Running-time complexity of BST operations

search --- in the worst case the search key is not found, but would be located next to the deepest leaf in the tree. Each step takes only a constant amount of work so the algorithm is O(h), where h is the height of the tree.

insert --- in the worst case the insertion takes place at deepest leaf in the tree --- the algorithm is also O(h).

delete --- the worst case is either the same as for search or occurs when the the delete key is found, but that node has two children and either the predecessor or successor of that key is located at the deepest leaf. In either case, the amount of work is bounded by O(h).

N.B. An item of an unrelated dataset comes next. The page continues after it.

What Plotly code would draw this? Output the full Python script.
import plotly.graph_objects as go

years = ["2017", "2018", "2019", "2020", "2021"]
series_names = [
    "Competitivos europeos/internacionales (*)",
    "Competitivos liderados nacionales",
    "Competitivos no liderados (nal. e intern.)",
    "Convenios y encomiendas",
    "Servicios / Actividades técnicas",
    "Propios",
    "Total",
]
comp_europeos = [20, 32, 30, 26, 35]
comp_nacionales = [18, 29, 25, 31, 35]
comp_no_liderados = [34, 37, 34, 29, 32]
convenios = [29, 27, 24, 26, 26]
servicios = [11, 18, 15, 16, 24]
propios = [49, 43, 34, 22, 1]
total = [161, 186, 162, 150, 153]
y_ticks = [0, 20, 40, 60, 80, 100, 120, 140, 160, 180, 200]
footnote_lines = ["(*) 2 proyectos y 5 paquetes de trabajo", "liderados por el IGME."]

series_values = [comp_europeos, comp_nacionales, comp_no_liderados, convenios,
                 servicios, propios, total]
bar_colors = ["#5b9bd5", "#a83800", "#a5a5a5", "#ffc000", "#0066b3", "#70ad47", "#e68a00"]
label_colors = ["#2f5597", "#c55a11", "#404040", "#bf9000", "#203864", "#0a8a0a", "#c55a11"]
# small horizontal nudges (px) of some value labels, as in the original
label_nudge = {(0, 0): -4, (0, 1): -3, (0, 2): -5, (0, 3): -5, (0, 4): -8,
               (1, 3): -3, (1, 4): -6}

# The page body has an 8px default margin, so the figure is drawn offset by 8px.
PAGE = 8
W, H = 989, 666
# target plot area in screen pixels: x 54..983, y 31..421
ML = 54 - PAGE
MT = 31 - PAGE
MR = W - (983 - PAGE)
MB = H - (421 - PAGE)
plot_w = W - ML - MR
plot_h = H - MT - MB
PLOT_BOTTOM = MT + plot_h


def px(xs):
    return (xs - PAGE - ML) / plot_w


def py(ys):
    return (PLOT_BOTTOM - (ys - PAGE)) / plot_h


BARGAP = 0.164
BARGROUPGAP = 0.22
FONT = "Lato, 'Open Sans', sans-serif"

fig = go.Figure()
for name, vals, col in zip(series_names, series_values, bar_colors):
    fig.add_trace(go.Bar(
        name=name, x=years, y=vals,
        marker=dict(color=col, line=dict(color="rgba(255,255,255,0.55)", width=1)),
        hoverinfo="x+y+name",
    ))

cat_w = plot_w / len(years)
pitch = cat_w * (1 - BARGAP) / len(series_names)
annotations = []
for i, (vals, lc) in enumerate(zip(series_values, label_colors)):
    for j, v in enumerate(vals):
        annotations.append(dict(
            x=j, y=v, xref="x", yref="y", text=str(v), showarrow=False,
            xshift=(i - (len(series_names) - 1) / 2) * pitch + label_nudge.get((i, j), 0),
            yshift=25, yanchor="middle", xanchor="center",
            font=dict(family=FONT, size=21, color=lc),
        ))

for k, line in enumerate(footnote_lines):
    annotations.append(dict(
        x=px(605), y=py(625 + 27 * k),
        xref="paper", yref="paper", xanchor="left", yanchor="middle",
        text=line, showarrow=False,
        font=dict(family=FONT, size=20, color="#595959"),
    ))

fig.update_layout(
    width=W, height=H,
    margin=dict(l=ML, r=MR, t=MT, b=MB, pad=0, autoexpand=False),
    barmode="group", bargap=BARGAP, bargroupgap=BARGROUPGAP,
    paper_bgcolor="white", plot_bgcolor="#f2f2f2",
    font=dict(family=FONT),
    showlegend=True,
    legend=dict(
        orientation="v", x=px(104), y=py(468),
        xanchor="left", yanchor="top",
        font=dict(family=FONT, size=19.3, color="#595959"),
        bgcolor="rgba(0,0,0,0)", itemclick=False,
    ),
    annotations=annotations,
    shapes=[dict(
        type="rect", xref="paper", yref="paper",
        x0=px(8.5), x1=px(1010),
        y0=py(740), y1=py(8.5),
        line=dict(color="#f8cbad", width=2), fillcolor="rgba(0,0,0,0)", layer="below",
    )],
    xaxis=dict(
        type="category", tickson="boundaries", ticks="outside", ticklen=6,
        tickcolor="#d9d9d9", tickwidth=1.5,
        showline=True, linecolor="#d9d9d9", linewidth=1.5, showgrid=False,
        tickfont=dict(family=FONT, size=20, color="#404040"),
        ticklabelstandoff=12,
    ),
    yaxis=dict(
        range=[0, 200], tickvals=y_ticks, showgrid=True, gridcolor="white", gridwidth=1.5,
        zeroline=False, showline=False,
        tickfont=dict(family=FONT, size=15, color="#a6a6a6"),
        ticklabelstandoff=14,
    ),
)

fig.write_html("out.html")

So, all the tree operations are proportional to height of the tree. But what is the height in relation to n --- the total number of nodes in the tree? It depends on the shape of the tree (which depends in what order nodes are inserted and deleted).

We might have a completely full binary tree:

      (D)
     /   \
  (B)     (F)
  / \     / \
(A) (C) (E) (G)

Or we might have a linear binary tree (for example, we insert into a binary search tree in sorted order):

(A)
  \
  (B)
    \
    (C)
      \
      (D)
        \
	(E)
	  \
	  (F)
	    \
	    (G)

(or any of the many cases in between.)

Balanced binary trees

A binary tree is balanced if each node has (roughly) the same number of descendants in its left subtree as it has in its right subtree.

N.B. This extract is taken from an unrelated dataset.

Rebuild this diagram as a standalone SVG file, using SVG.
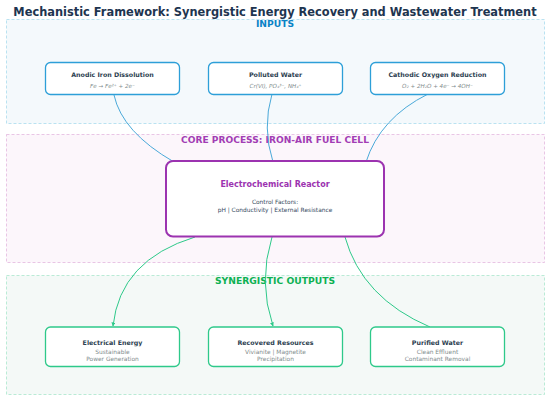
<svg xmlns="http://www.w3.org/2000/svg" width="550" height="401" viewBox="0 0 550 401">
<defs>
<style>
text{font-family:"DejaVu Sans",sans-serif;text-anchor:middle}
.sec{stroke-width:0.8;stroke-dasharray:3,2}
.lbl{font-weight:bold}
.node{fill:#ffffff;stroke-width:1.3}
.in{stroke:#2d9fd8}
.out{stroke:#2ec98a}
.nt{font-weight:bold;font-size:6.3px;fill:#2c3e50}
.fm{font-style:italic;font-size:5.6px;fill:#7f8c8d}
.sub{font-size:5.9px;fill:#7f8c8d}
.cb{fill:none;stroke:#4aa9d9;stroke-width:1}
.cg{fill:none;stroke:#2ec98a;stroke-width:1}
</style>
<marker id="ag" viewBox="0 0 10 10" refX="9" refY="5" markerWidth="4" markerHeight="4" orient="auto">
<path d="M0,0 L10,5 L0,10 z" fill="#2ec98a"/>
</marker>
</defs>
<rect width="550" height="401" fill="#ffffff"/>
<text x="275" y="15.5" class="lbl" font-size="11.4" fill="#1e3550">Mechanistic Framework: Synergistic Energy Recovery and Wastewater Treatment</text>

<g id="sec-inputs">
<rect class="sec" x="6.5" y="19.5" width="538" height="104" fill="#f4f9fc" stroke="#a9dbee"/>
<text x="275" y="27" class="lbl" font-size="9.2" fill="#0a83c6">INPUTS</text>
</g>
<g id="sec-core">
<rect class="sec" x="6.5" y="134.5" width="538" height="128" fill="#fcf6fb" stroke="#e3b7de"/>
<text x="275" y="143" class="lbl" font-size="9.1" fill="#a23db4">CORE PROCESS: IRON-AIR FUEL CELL</text>
</g>
<g id="sec-outputs">
<rect class="sec" x="6.5" y="275.5" width="538" height="119" fill="#f4f9f7" stroke="#a9e6cd"/>
<text x="275" y="284" class="lbl" font-size="9.2" fill="#0db153">SYNERGISTIC OUTPUTS</text>
</g>

<g id="connectors">
<path class="cb" d="M114,95 Q122,132 174,162"/>
<path class="cb" d="M272,94 Q262,128 273,162"/>
<path class="cb" d="M428,94 Q380,118 366,162"/>
<path class="cg" d="M195,237 Q120,260 113,326" marker-end="url(#ag)"/>
<path class="cg" d="M272,237 Q258,282 273,326" marker-end="url(#ag)"/>
<path class="cg" d="M345,237 Q362,298 430,327"/>
</g>

<g id="n-anodic">
<rect class="node in" x="45.5" y="62.5" width="134" height="32" rx="5"/>
<text x="112.5" y="76.5" class="nt">Anodic Iron Dissolution</text>
<text x="112.5" y="88" class="fm">Fe → Fe²⁺ + 2e⁻</text>
</g>
<g id="n-polluted">
<rect class="node in" x="208.5" y="62.5" width="134" height="32" rx="5"/>
<text x="275.5" y="76.5" class="nt">Polluted Water</text>
<text x="275.5" y="88" class="fm">Cr(VI), PO₄³⁻, NH₄⁺</text>
</g>
<g id="n-cathodic">
<rect class="node in" x="370.5" y="62.5" width="134" height="32" rx="5"/>
<text x="437.5" y="76.5" class="nt">Cathodic Oxygen Reduction</text>
<text x="437.5" y="88" class="fm">O₂ + 2H₂O + 4e⁻ → 4OH⁻</text>
</g>

<g id="n-reactor">
<rect x="166" y="161" width="218" height="75.5" rx="7" fill="#ffffff" stroke="#9c33b0" stroke-width="2"/>
<text x="275" y="187" class="lbl" font-size="8" fill="#9c33b0">Electrochemical Reactor</text>
<text x="275" y="203.5" font-size="5.9" fill="#34495e">Control Factors:</text>
<text x="275" y="211.5" font-size="5.9" fill="#34495e">pH | Conductivity | External Resistance</text>
</g>

<g id="n-energy">
<rect class="node out" x="45.5" y="327" width="134" height="39.5" rx="5"/>
<text x="112.5" y="345" class="nt">Electrical Energy</text>
<text x="112.5" y="354" class="sub">Sustainable</text>
<text x="112.5" y="360.5" class="sub">Power Generation</text>
</g>
<g id="n-resources">
<rect class="node out" x="208.5" y="327" width="134" height="39.5" rx="5"/>
<text x="275.5" y="345" class="nt">Recovered Resources</text>
<text x="275.5" y="354" class="sub">Vivianite | Magnetite</text>
<text x="275.5" y="360.5" class="sub">Precipitation</text>
</g>
<g id="n-purified">
<rect class="node out" x="370.5" y="327" width="134" height="39.5" rx="5"/>
<text x="437.5" y="345" class="nt">Purified Water</text>
<text x="437.5" y="354" class="sub">Clean Effluent</text>
<text x="437.5" y="360.5" class="sub">Contaminant Removal</text>
</g>
</svg>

Important fact: For balanced binary trees, the height is proportional to the base-two logarithm of the number of nodes in the tree: h = O(lg(n)).

Application: representing sets

Using linear data structures to represent sets: insert, isMember, remove, all O(n)
Using binary search trees to represent sets: insert, isMember (search), remove, all O(h) --- O(lg(n)) if we are lucky.

So using binary search trees to represent sets is asymptotically no worse than lists, and often better. If we can find an efficient way to insure that our BSTs remain balanced then we can do asymptotically better than with lists. We will pick this theme up when we study b-trees. (And also you may wish to investigate it further as a final project.)